Sunday, April 6, 2008

Dating Hiatus- Pros and Cons







I saw something on TV the other day that I found intriguing (I know that’s hard to believe- something interesting on TV . . . but I digress). Somebody wrote a book about the merits of taking a break from dating. You are supposed to use that time productively by writing a list of what you are looking for in a mate, and another list of what you would like to avoid. This will help you “get in touch with your own inner person”. I think the idea is that you have to love yourself before trying to convince someone else that you are worthy of their love. Since my last disastrous relationship that destroyed my life, my faith in men, my faith in friendship, and any desire to date again for a very long time I decided I have nothing to lose by trying this.

Now it has been three months since my last date. I won’t bore you with my lists, which are more than likely the same as yours, and every one else’s. We all have those lists etched in our subconscious minds like the Grand Canyon, forever and deeply engraved. Do we really need to write them down? Of course we are all looking for Prince Charming of one sort or another, and definitely not looking for a lazy, self-centered, negative and unattractive person to disrupt our lives. I suppose writing these things down did me some good. I will have something to look back on when I do find Mr. Right. Then I will be able to compare and discern how he doesn’t fit into my narrowed vision of perfection. I think it might be best to destroy those lists, on the off chance that he might find them and leave in abject despair and depression over not being perfect.

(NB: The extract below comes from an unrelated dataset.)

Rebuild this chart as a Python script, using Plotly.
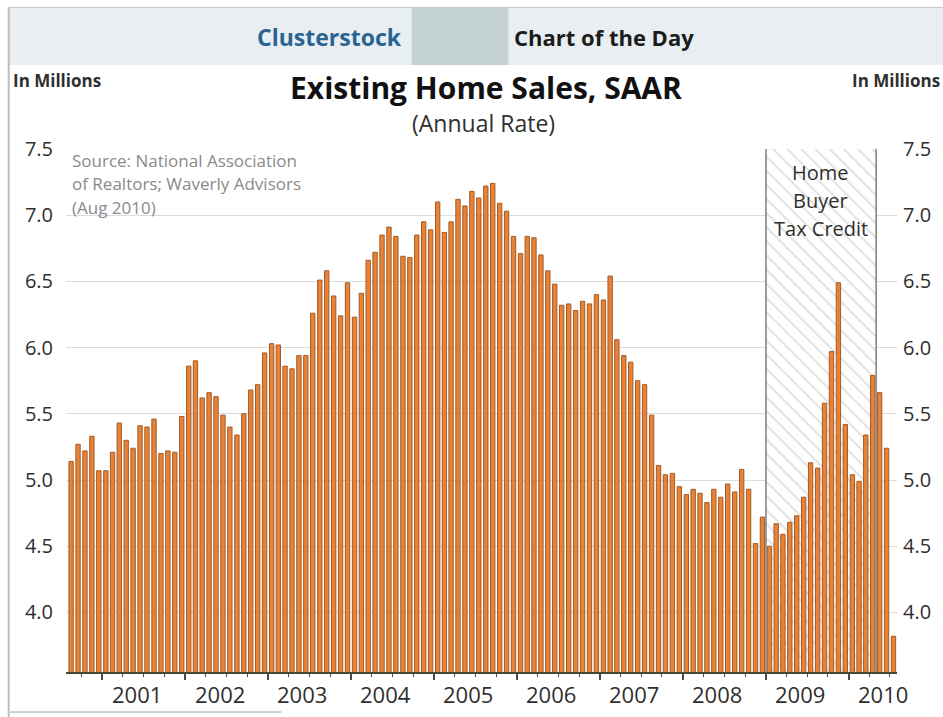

I do love and appreciate myself now, but I think I always did. This exercise has made me aware that I do not need a man to complete me, as I am already complete in myself, such as I am. I could live out my days without a man, filling my time with work, family, and friends, writing my dating blog until I am 95. By then I will have even more educated advice for all of the dateless and lonely men and women out there who are looking to me to perhaps save them from the fickle finger of fate.

Needless to say, I do not presume to suggest, condone or advise trying this dating hiatus thing unless you are sick of dating anyway, and just want to take a break to avoid jumping across the table in some dingy dive flailing a butter knife at your current blind date when he says something like “I thought you were getting the check.”, “What is your sign?” or my favorite “My ex used to hold her fork just like that.” Sometimes taking a break is a good thing . . . just because.